→ WHAT YOU ARE ASKED TO DO:
Where the string "React" occurs in the material below, report the whole line.
* * *
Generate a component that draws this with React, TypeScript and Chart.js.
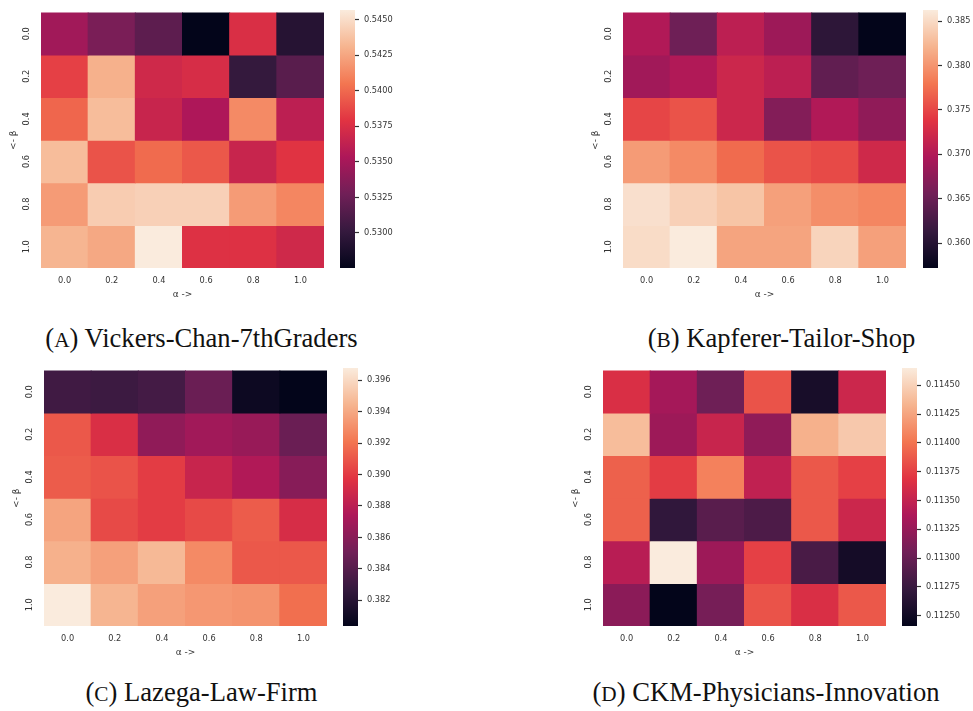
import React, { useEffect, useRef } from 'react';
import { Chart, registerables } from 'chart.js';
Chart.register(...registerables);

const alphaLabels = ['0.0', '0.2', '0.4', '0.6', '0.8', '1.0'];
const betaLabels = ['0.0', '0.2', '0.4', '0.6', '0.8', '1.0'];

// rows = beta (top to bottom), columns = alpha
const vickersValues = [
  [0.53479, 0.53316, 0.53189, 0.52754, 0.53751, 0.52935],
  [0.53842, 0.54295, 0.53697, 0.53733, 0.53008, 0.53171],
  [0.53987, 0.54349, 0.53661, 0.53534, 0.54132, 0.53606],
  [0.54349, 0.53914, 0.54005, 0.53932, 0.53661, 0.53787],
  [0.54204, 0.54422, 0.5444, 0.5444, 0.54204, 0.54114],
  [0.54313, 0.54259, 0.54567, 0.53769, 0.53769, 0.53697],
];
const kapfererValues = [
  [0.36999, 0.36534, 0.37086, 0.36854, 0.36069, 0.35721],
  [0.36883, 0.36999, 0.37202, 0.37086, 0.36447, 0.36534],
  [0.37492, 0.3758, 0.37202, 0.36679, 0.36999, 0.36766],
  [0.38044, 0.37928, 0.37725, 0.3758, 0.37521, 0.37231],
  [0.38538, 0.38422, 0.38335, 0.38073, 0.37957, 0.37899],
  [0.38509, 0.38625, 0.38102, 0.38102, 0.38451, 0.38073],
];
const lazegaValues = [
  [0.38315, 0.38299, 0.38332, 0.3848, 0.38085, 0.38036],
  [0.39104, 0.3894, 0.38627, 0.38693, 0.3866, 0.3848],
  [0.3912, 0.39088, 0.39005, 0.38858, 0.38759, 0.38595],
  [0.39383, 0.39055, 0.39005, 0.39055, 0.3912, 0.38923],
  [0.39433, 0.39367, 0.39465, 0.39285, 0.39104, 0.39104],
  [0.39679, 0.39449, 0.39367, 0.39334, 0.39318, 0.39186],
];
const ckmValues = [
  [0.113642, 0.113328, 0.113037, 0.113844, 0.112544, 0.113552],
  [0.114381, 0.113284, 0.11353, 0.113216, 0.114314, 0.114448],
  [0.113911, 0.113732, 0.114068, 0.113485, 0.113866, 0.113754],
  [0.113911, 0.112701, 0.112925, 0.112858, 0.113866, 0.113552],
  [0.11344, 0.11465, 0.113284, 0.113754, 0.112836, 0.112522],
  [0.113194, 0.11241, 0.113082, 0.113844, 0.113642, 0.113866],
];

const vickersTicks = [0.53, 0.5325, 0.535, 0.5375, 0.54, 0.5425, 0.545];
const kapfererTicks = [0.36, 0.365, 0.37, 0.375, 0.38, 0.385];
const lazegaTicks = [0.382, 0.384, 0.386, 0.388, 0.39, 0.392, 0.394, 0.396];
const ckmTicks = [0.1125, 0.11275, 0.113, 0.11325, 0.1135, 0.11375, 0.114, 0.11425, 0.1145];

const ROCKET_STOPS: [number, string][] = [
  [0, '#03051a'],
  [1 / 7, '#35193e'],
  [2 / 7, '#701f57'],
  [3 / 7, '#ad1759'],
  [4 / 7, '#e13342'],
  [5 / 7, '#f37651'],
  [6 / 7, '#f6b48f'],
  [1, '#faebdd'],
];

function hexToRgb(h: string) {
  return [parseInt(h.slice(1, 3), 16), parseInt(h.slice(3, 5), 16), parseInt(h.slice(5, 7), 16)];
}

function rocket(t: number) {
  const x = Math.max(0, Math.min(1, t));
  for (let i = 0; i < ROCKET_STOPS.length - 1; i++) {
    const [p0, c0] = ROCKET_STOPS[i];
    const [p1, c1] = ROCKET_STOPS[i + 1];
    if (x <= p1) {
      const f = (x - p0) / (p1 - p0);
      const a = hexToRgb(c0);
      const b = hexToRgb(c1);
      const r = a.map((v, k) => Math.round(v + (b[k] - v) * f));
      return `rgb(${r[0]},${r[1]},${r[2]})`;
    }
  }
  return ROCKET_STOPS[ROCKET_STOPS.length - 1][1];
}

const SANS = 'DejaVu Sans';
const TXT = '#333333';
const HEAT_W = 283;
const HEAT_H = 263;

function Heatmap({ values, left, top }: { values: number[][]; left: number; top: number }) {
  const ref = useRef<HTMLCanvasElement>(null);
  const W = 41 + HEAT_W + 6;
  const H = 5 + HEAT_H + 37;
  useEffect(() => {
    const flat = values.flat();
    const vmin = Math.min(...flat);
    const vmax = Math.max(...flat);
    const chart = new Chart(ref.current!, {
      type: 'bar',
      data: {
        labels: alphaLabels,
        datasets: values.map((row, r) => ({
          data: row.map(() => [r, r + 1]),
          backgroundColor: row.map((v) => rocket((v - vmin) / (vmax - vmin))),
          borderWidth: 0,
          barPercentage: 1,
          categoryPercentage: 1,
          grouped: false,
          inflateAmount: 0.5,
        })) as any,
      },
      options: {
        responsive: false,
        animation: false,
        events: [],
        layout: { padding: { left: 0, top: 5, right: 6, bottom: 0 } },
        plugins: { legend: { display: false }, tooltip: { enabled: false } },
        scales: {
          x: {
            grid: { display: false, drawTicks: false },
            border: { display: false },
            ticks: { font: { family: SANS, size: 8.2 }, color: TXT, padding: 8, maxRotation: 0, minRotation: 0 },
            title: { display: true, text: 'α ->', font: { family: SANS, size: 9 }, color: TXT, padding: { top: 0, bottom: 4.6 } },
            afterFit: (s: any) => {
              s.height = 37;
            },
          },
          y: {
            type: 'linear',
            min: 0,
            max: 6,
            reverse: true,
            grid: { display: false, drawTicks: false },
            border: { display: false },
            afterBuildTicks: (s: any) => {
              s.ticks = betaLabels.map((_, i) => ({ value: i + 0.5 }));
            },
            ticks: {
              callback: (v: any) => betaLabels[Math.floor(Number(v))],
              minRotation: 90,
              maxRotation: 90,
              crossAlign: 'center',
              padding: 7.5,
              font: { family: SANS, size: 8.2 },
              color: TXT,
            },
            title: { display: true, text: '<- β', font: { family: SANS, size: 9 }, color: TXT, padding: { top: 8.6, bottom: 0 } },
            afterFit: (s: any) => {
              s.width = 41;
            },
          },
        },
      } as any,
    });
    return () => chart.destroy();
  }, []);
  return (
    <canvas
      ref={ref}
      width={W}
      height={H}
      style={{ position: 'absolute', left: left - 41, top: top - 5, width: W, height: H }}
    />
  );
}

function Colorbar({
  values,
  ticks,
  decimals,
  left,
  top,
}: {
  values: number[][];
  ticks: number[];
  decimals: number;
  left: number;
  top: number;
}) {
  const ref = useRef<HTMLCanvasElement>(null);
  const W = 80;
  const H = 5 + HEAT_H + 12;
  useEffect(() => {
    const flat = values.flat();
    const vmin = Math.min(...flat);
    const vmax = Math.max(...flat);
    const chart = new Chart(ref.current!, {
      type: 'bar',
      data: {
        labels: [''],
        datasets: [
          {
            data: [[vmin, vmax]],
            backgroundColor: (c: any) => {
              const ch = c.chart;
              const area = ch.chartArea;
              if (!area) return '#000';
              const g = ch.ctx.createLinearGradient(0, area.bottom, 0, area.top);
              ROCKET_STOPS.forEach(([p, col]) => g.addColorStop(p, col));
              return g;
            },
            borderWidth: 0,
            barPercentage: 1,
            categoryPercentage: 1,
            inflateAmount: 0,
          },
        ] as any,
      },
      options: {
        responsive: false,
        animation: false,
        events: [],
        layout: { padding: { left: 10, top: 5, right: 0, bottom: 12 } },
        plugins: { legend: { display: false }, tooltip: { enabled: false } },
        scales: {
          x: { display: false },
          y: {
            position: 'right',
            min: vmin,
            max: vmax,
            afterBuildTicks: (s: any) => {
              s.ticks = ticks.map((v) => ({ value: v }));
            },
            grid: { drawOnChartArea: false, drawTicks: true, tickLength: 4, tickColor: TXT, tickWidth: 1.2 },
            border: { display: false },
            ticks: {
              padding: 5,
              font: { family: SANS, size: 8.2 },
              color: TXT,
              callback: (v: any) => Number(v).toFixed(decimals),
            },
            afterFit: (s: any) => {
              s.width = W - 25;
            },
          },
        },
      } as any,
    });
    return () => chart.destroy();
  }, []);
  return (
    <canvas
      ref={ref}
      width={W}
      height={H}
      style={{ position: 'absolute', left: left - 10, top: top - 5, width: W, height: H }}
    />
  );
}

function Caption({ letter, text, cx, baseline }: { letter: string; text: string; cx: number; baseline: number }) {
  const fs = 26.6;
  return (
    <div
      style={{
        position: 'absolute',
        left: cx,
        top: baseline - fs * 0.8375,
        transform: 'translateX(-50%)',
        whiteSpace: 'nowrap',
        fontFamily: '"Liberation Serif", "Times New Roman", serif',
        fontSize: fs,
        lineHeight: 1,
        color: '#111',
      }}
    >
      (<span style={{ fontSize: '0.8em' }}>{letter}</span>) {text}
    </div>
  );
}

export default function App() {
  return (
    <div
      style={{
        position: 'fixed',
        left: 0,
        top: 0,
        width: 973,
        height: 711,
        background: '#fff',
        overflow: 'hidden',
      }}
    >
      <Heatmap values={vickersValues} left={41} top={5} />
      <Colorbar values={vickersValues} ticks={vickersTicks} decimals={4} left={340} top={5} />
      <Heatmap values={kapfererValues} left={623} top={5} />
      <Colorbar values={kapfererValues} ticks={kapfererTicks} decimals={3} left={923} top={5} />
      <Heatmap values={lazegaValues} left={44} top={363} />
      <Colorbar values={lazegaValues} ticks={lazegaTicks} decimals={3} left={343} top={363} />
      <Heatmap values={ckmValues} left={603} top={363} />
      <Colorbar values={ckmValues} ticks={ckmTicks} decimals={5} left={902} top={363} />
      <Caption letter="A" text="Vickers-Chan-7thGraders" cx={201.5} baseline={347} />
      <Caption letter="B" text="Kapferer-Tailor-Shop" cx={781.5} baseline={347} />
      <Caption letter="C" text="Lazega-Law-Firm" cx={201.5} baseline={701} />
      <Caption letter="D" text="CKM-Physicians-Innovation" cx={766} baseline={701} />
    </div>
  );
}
* * *
→ COMPLETE OUTPUT:
Generate a component that draws this with React, TypeScript and Chart.js.
import React, { useEffect, useRef } from 'react';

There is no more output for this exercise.